WHAT IS ASKED:
In the entries that follow, how many lines contain the word "this"? Answer with the number only.

[Charts and diagrams as code]
────

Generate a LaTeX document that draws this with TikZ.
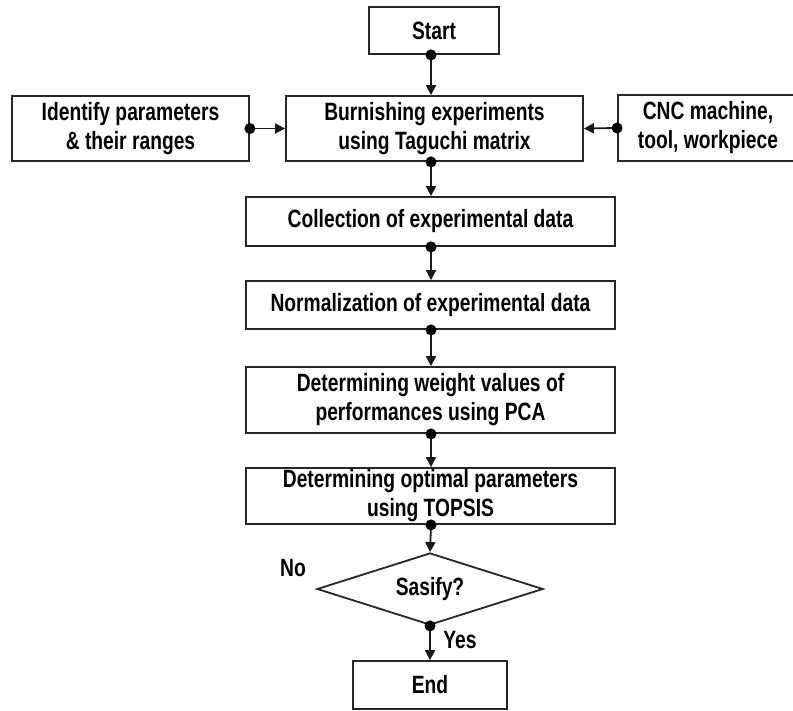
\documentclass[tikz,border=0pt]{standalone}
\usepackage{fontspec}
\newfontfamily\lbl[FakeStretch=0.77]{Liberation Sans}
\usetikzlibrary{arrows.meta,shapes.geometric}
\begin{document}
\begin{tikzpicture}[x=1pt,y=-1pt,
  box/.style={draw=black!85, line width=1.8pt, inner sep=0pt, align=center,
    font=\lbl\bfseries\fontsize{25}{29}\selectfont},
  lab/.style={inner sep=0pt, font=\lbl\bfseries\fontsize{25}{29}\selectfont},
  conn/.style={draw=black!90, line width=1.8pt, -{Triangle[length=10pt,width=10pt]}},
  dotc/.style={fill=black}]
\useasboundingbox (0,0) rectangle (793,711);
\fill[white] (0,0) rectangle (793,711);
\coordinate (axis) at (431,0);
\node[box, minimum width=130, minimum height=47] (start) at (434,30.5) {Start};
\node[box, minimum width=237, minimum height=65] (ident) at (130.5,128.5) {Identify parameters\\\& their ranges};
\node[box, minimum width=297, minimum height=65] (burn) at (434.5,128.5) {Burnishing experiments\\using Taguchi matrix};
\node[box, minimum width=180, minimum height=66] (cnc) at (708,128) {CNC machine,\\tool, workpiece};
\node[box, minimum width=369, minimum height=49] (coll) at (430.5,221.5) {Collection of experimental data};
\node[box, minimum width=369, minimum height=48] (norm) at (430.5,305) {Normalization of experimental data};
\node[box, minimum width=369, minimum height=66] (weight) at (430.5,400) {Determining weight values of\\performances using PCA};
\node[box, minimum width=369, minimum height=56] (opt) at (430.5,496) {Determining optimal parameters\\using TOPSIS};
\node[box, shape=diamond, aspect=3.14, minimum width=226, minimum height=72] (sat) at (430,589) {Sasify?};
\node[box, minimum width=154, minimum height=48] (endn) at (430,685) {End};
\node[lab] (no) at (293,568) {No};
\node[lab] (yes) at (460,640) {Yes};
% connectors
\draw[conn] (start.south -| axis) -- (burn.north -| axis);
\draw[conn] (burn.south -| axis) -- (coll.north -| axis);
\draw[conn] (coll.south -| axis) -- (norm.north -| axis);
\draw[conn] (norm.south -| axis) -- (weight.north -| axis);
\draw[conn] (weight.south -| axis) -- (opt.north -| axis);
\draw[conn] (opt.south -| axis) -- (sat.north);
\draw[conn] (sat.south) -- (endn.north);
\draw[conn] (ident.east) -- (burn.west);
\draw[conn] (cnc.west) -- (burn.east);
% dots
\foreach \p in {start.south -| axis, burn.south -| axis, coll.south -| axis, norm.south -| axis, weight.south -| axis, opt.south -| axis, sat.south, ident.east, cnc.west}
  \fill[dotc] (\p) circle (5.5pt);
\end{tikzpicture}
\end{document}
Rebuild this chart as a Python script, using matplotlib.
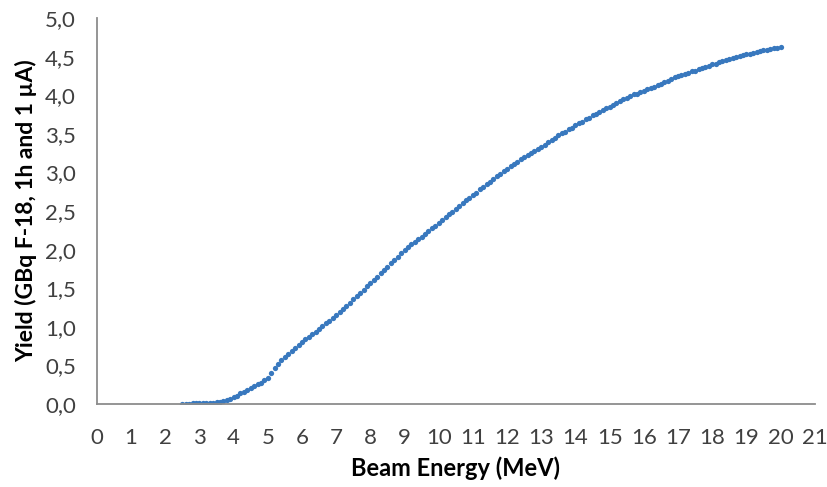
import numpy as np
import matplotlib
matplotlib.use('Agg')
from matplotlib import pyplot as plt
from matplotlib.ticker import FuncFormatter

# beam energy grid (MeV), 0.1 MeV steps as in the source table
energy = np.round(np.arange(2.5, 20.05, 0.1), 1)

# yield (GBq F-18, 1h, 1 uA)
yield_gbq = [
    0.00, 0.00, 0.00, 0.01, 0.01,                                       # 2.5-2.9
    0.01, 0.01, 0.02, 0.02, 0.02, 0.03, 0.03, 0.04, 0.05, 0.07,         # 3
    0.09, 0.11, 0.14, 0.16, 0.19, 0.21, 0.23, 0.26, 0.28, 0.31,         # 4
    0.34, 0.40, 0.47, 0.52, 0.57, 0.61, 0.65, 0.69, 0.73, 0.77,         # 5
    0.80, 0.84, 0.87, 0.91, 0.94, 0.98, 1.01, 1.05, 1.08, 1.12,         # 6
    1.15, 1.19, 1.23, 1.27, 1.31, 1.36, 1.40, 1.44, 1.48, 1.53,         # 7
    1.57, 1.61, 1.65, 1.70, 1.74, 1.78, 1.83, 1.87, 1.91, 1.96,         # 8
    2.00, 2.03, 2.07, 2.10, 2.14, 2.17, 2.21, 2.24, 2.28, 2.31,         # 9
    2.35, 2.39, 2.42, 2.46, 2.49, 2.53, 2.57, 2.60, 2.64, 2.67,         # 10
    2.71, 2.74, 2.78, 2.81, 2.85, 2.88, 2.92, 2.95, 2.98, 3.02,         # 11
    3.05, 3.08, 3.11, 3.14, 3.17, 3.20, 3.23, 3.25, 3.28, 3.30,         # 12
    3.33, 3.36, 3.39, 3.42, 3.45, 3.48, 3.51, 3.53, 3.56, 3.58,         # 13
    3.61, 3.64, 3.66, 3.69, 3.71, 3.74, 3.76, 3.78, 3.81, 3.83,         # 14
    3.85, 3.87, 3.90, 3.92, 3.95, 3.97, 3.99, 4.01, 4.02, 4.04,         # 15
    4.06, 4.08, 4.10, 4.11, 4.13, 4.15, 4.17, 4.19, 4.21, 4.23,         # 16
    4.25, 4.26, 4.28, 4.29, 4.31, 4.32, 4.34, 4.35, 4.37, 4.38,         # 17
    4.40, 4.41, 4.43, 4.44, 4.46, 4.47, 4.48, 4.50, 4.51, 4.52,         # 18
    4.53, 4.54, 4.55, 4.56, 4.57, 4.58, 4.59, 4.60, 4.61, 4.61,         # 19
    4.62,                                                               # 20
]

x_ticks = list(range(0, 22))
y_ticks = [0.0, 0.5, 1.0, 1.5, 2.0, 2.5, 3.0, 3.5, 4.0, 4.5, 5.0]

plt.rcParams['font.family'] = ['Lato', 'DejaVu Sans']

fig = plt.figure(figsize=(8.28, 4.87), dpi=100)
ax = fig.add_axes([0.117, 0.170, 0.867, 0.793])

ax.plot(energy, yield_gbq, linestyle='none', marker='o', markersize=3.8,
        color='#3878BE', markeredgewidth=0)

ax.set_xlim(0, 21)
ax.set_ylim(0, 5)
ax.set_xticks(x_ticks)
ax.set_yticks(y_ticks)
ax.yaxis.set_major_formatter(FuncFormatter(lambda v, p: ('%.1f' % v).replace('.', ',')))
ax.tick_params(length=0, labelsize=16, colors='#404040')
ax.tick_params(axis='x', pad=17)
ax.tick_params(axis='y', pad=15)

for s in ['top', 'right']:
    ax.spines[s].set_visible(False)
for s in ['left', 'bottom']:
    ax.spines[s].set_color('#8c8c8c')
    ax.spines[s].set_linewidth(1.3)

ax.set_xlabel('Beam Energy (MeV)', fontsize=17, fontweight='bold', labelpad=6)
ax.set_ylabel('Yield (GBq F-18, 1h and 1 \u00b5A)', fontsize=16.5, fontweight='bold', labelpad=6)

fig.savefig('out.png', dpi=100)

────

FINAL ANSWER:
2